Tuesday, December 6, 2016

Promise Ten

 "Fear of people and of economic insecurity will leave us." The 10th promise

There are a lot of reasons why people fear others. And why we fear economic insecurity. But the promises teach us that these will leave us. And I know that in my case that has been true.

As far as the first part – fear of people – there have been some people that I have feared and some that I haven't been afraid of. For some reason, probably because of my being brought up by an alcoholic father, I was always comparing myself to others. What they had. What they did for a living. Where they went to school. How they dressed. For me it was always a comparison game and for some reason I came out on the short end. And that made me feel socially incompetent.

But since I've gotten sober all of that stuff is gone away. I no longer compare myself to other people. I know that there are some who do things better than I do, just as I know that I do some things better than others. The one thing that has made a big difference for me is the fact that I have quit using alcohol and other substances.
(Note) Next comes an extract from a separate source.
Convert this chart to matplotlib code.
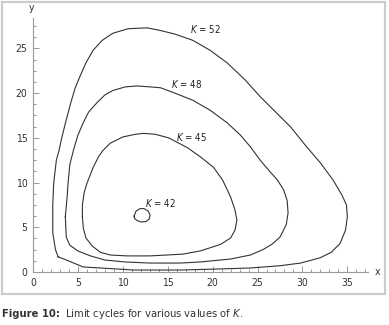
import matplotlib
matplotlib.use("Agg")
import matplotlib.pyplot as plt
from matplotlib.patches import Rectangle

plt.rcParams['font.family'] = ['DejaVu Sans']
plt.rcParams['font.stretch'] = 'condensed'
plt.rcParams['mathtext.fontset'] = 'custom'
plt.rcParams['mathtext.rm'] = 'DejaVu Sans'
plt.rcParams['mathtext.it'] = 'DejaVu Sans:italic'

# cykle graniczne
k52_x = [2.8, 2.5, 2.2, 2.2, 2.3, 2.6, 2.9, 3.2, 3.7, 4.2, 4.7, 5.2, 5.9, 6.7, 7.7, 8.9, 10.6,
         12.7, 14.2, 15.8, 17.8, 19.7, 21.6, 23.6, 25.3, 27.0, 28.7, 30.3, 32.0, 33.4,
         34.4, 34.9, 35.0, 34.8, 34.2, 33.2, 32.0, 29.8, 27.5, 24.2, 20.8, 16.4, 11.2,
         7.5, 5.6, 3.8, 2.8]
k52_y = [1.7, 2.5, 4.4, 7.5, 9.9, 12.5, 13.6, 15.0, 17.0, 18.9, 20.6, 21.8, 23.4, 24.8, 25.9,
         26.7, 27.2, 27.3, 27.0, 26.6, 25.9, 24.8, 23.4, 21.5, 19.6, 17.9, 16.2, 14.2,
         12.2, 10.3, 8.6, 7.5, 6.2, 4.7, 3.2, 2.2, 1.6, 1.0, 0.7, 0.45, 0.34, 0.22, 0.22,
         0.45, 0.56, 1.3, 1.7]

k48_x = [3.6, 3.8, 3.9, 4.1, 4.5, 5.0, 5.6, 6.2, 7.1, 8.0, 8.9, 10.3, 11.6, 13.0, 14.2,
         15.8, 17.8, 19.7, 21.6, 23.1, 24.2, 25.3, 26.4, 27.2, 27.9, 28.3, 28.4, 28.2,
         27.5, 26.6, 25.6, 24.2, 22.0, 18.6, 16.4, 13.0, 10.3, 8.0, 6.4, 5.0, 4.1, 3.7,
         3.6]
k48_y = [6.2, 8.4, 9.9, 12.0, 13.6, 15.3, 16.7, 17.9, 18.9, 19.8, 20.3, 20.7, 20.8, 20.7,
         20.6, 20.0, 19.2, 18.1, 16.7, 15.3, 14.0, 12.5, 11.2, 10.3, 9.2, 8.0, 6.6, 5.3,
         3.9, 3.1, 2.5, 1.9, 1.45, 1.12, 1.0, 1.0, 1.12, 1.34, 1.8, 2.35, 3.0, 3.9, 6.2]

k45_x = [5.5, 5.5, 5.7, 6.0, 6.7, 7.3, 7.8, 8.6, 10.0, 11.4, 12.3, 13.6, 15.1, 17.2,
         18.6, 20.1, 21.1, 22.0, 22.5, 22.7, 22.5, 22.0, 20.9, 19.7, 18.6, 16.7, 14.9,
         13.0, 10.5, 8.6, 7.5, 6.6, 5.9, 5.6, 5.5]
k45_y = [6.2, 7.5, 8.9, 9.9, 11.7, 12.9, 13.6, 14.4, 15.1, 15.4, 15.5, 15.4, 15.0, 13.9,
         12.9, 11.7, 10.3, 8.4, 6.9, 5.8, 4.7, 3.8, 3.1, 2.7, 2.35, 2.0, 1.9, 1.8, 1.8,
         1.9, 2.2, 2.9, 3.8, 4.9, 6.2]

k42_x = [11.26, 11.48, 11.93, 12.37, 12.82, 13.04, 12.93, 12.6, 12.04, 11.59, 11.31, 11.26]
k42_y = [6.26, 6.82, 7.09, 7.09, 6.82, 6.37, 5.92, 5.64, 5.59, 5.75, 5.98, 6.26]

labels = ['$K$ = 52', '$K$ = 48', '$K$ = 45', '$K$ = 42']
label_x = [19.2, 17.1, 17.7, 14.2]
label_y = [27.2, 21.0, 15.1, 7.7]

W, H = 389, 325
fig = plt.figure(figsize=(W / 100, H / 100), dpi=100)
ax = fig.add_axes([33 / W, (H - 272) / H, (368 - 33) / W, (272 - 18) / H])

line_col = '#333333'
for xs, ys in [(k52_x, k52_y), (k48_x, k48_y), (k45_x, k45_y), (k42_x, k42_y)]:
    ax.plot(xs, ys, color=line_col, lw=0.8)

for t, lx, ly in zip(labels, label_x, label_y):
    ax.text(lx, ly, t, fontsize=7, color='#222222', ha='center', va='center')

ax.set_xlim(0, 37.3)
ax.set_ylim(0, 28.4)
ax.set_xticks(range(0, 36, 5))
ax.set_xticks(range(0, 38), minor=True)
ax.set_yticks(range(0, 26, 5))
ax.set_yticks([i * 1.25 for i in range(0, 23)], minor=True)

for s in ['top', 'right']:
    ax.spines[s].set_visible(False)
for s in ['left', 'bottom']:
    ax.spines[s].set_color('#999999')
    ax.spines[s].set_linewidth(0.8)

ax.tick_params(which='both', direction='in', color='#999999', width=0.7,
               labelsize=7.5, labelcolor='#333333')
ax.tick_params(which='major', length=4.5, pad=4)
ax.tick_params(which='minor', length=2.5)

fig.text(377 / W, 1 - 272 / H, 'x', fontsize=7.5, color='#333333', ha='center', va='center')
fig.text(31 / W, 1 - 8 / H, 'y', fontsize=7.5, color='#333333', ha='center', va='center')

# ramka wokół wykresu
fig.patches.append(Rectangle((1.5 / W, 1 - 294 / H), 383 / W, 292 / H, transform=fig.transFigure,
                             fill=False, edgecolor='#cccccc', lw=1.6))

fig.text(2 / W, 1 - 314 / H, 'Figure 10:', fontsize=8, fontweight='bold',
         color='#333333', ha='left', va='center')
fig.text(65 / W, 1 - 314 / H, 'Limit cycles for various values of $K$.', fontsize=8,
         color='#333333', ha='left', va='center')

fig.savefig('out.png', dpi=100)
I know that deep down I just felt worthless most of the time because I wasn't living up to my potential. That's where my fear of people came from. I felt like they were judging me, though probably in reality they didn't give a crap. As long as I didn't cause problems in their life they were pretty much okay with leaving me to do my thing. But since I've gotten sober I feel like that I've learned to mesh with society, to contribute to the community, and to give back to a world that I had taken so much from.

As to the economic insecurity, I'm one of those people who has always been fortunate in that I have the ability to make money. I have owned several different businesses in my life. I've had a lot of material success. My problem was that because of my addictions I was unable to hang on to anything. Either I gave it away, or spent it on partying with people who were like me. I don't know how many businesses and relationships I lost because of my disease.

Today, going on 26 years of sobriety I feel secure in myself in most every way. And I know that none of this would've come to me unless I first got sober.